The finger of God

On the ceiling of the Sistine Chapel in Rome, Michelangelo depicts God as a corporeal being reaching out his right hand with one finger almost touching that of the first man, Adam, who is lying on the earth. The effect on the viewer of this allegorical portrayal of the Creation is often electrifying. The vision of a freshly created world is spread out before him. Man is being endowed with life! The viewer might almost expect to see a vital spark flashing from the finger tip of this symbolic representation of Deity to that of the recumbent man.

The painting possibly was the artist's honest conception of God—as it doubtless was of many Christians of the Middle Ages. Certainly it was imaginary, since no one has ever seen the creator with mortal eyes. See John 1:18; Today an ever greater number of Bible students are coming to understand that God is Spirit, having no physical characteristics at all, and that His creation, man, is made in His likeness and must therefore be spiritual. Mortal, material man is not that likeness.

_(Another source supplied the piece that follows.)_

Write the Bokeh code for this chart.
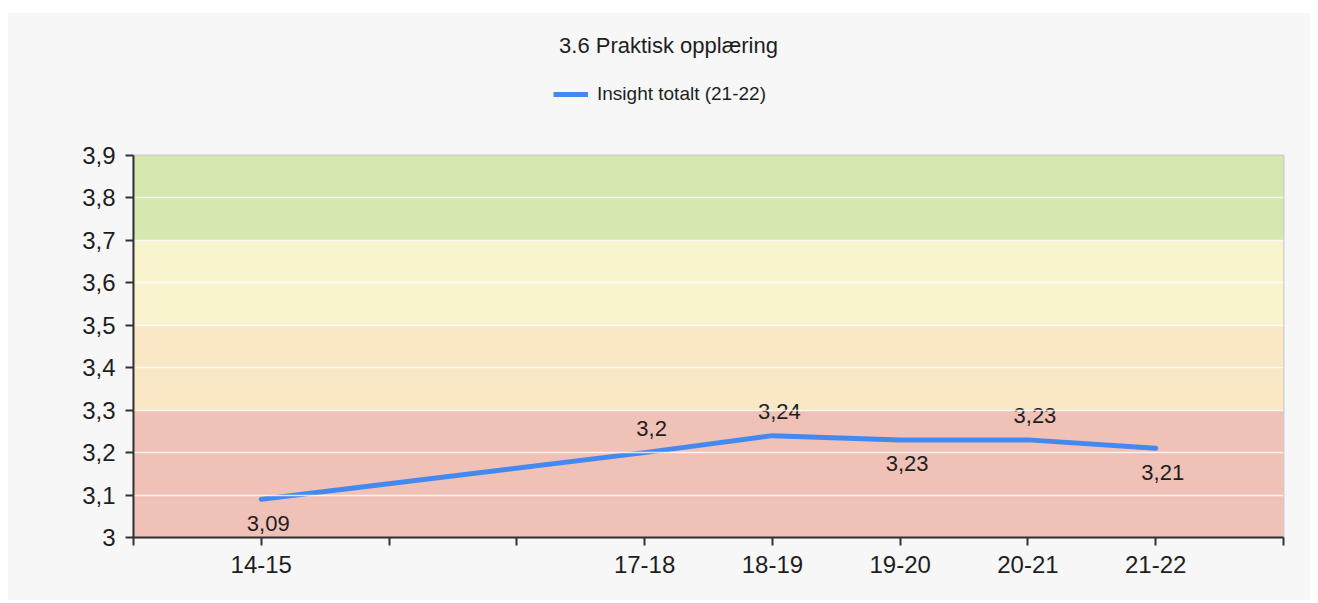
from bokeh.plotting import figure
from bokeh.models import (ColumnDataSource, FixedTicker, Legend, LegendItem, Label)
from bokeh.core.properties import value
from bokeh.layouts import column
from bokeh.embed import file_html
from bokeh.resources import INLINE

# ---- data ----
title_text = "3.6 Praktisk opplæring"
series_name = "Insight totalt (21-22)"
seasons = ["14-15", "15-16", "16-17", "17-18", "18-19", "19-20", "20-21", "21-22"]
data_seasons = ["14-15", "17-18", "18-19", "19-20", "20-21", "21-22"]
values = [3.09, 3.20, 3.24, 3.23, 3.23, 3.21]
label_side = ["below", "above", "above", "below", "above", "below"]
y_ticks = [3.0, 3.1, 3.2, 3.3, 3.4, 3.5, 3.6, 3.7, 3.8, 3.9]
y_tick_labels = ["3", "3,1", "3,2", "3,3", "3,4", "3,5", "3,6", "3,7", "3,8", "3,9"]
band_bottoms = [3.0, 3.3, 3.5, 3.7]
band_tops = [3.3, 3.5, 3.7, 3.9]
band_colors = ["#efc1b7", "#f9e7c5", "#f8f4cd", "#d4e8b0"]

FONT = "Liberation Sans"
BG = "#f7f7f7"
LINE_COLOR = "#4489ef"
TEXT_COLOR = "#1e1e1e"

x_pos = [seasons.index(s) + 1 for s in data_seasons]
labels = [f"{v:g}".replace(".", ",") for v in values]
y_off = [24 if s == "below" else -24 for s in label_side]

W = 1302
TOP_H = 127
FRAME_L, FRAME_R = 125, 27   # header frame is aligned to the chart frame

# ---- header figure: title + legend ----
head = figure(width=W, height=TOP_H, x_range=(FRAME_L, W - FRAME_R), y_range=(0, TOP_H),
              output_backend="svg", toolbar_location=None,
              x_axis_type=None, y_axis_type=None,
              min_border_left=FRAME_L, min_border_right=FRAME_R,
              min_border_top=0, min_border_bottom=0)
head.background_fill_color = BG
head.border_fill_color = BG
head.outline_line_color = None
head.grid.visible = False
head.add_layout(Label(x=660, y=TOP_H - 32, text=title_text, text_align="center",
                      text_baseline="middle", text_font=FONT, text_font_size="22px",
                      text_color=TEXT_COLOR))
# legend proxy line kept outside the visible header range
swatch = head.line(x=[0, 1], y=[-50, -50], line_color=LINE_COLOR, line_width=5)
legend = Legend(items=[LegendItem(label=series_name, renderers=[swatch])],
                location=(545 - FRAME_L, TOP_H - 92), orientation="horizontal",
                margin=0, padding=0, border_line_color=None, background_fill_alpha=0,
                glyph_width=35, glyph_height=20, label_height=20, label_standoff=9,
                label_text_font=FONT, label_text_font_size="19px",
                label_text_color=TEXT_COLOR)
head.add_layout(legend, "center")

# ---- main chart ----
p = figure(width=W, height=587 - TOP_H, x_range=(0, len(seasons) + 1), y_range=(3.0, 3.9),
           output_backend="svg", toolbar_location=None,
           min_border_left=FRAME_L, min_border_right=FRAME_R, min_border_top=15, min_border_bottom=63)
p.background_fill_color = BG
p.border_fill_color = BG
p.outline_line_color = "#cccccc"
p.outline_line_width = 2

p.quad(left=0, right=len(seasons) + 1, bottom=band_bottoms, top=band_tops,
       fill_color=band_colors, line_color=None, level="image")

p.xgrid.visible = False
p.ygrid.ticker = FixedTicker(ticks=y_ticks)
p.ygrid.grid_line_color = "#ffffff"
p.ygrid.grid_line_alpha = 0.8
p.ygrid.grid_line_width = 1.5
p.ygrid.level = "glyph"

src = ColumnDataSource(dict(x=x_pos, y=values, text=labels, yo=y_off))
p.line("x", "y", source=src, line_color=LINE_COLOR, line_width=5,
       line_cap="round", line_join="round")
p.text("x", "y", text="text", source=src, x_offset=7, y_offset="yo",
       text_align="center", text_baseline="middle", text_font_size="22px",
       text_font=value(FONT), text_color=TEXT_COLOR)

for ax in (p.xaxis[0], p.yaxis[0]):
    ax.axis_line_color = "#333333"
    ax.axis_line_width = 2
    ax.major_tick_line_color = "#333333"
    ax.major_tick_line_width = 2
    ax.major_tick_out = 8
    ax.major_tick_in = 0
    ax.minor_tick_line_color = None
    ax.major_label_text_font = FONT
    ax.major_label_text_font_size = "24px"
    ax.major_label_text_color = TEXT_COLOR

p.yaxis.ticker = FixedTicker(ticks=y_ticks)
p.yaxis.major_label_overrides = {t: l for t, l in zip(y_ticks, y_tick_labels)}
p.yaxis.major_label_standoff = 10

x_ticks = list(range(0, len(seasons) + 2))
p.xaxis.ticker = FixedTicker(ticks=x_ticks)
p.xaxis.major_label_overrides = {t: "" for t in x_ticks} | {x: s for x, s in zip(x_pos, data_seasons)}
p.xaxis.major_label_standoff = 10

layout = column(head, p, spacing=0)
layout.margin = (13, 0, 0, 8)
layout.styles = {"background-color": BG}

open("out.html", "w").write(file_html(layout, INLINE))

The phrase "finger of God" occurs several times in the Bible. The book of Exodus relates that Deity gave Moses "two tables of testimony, tables of stone, written with the finger of God." Ex. 31:18; This indicates the divine origin of the Decalogue. And after Christ Jesus had healed one who had been mute and some onlookers maliciously remarked that he had the aid of Satan in his healing work, the Master replied: "If I by Beelzebub cast out devils, by whom do your sons cast them out? . . . But if I with the finger of God cast out devils, no doubt the kingdom of God is come upon you" Luke 11:19, 20; —or, as James Moffatt puts it, "the Reign of God has reached you already."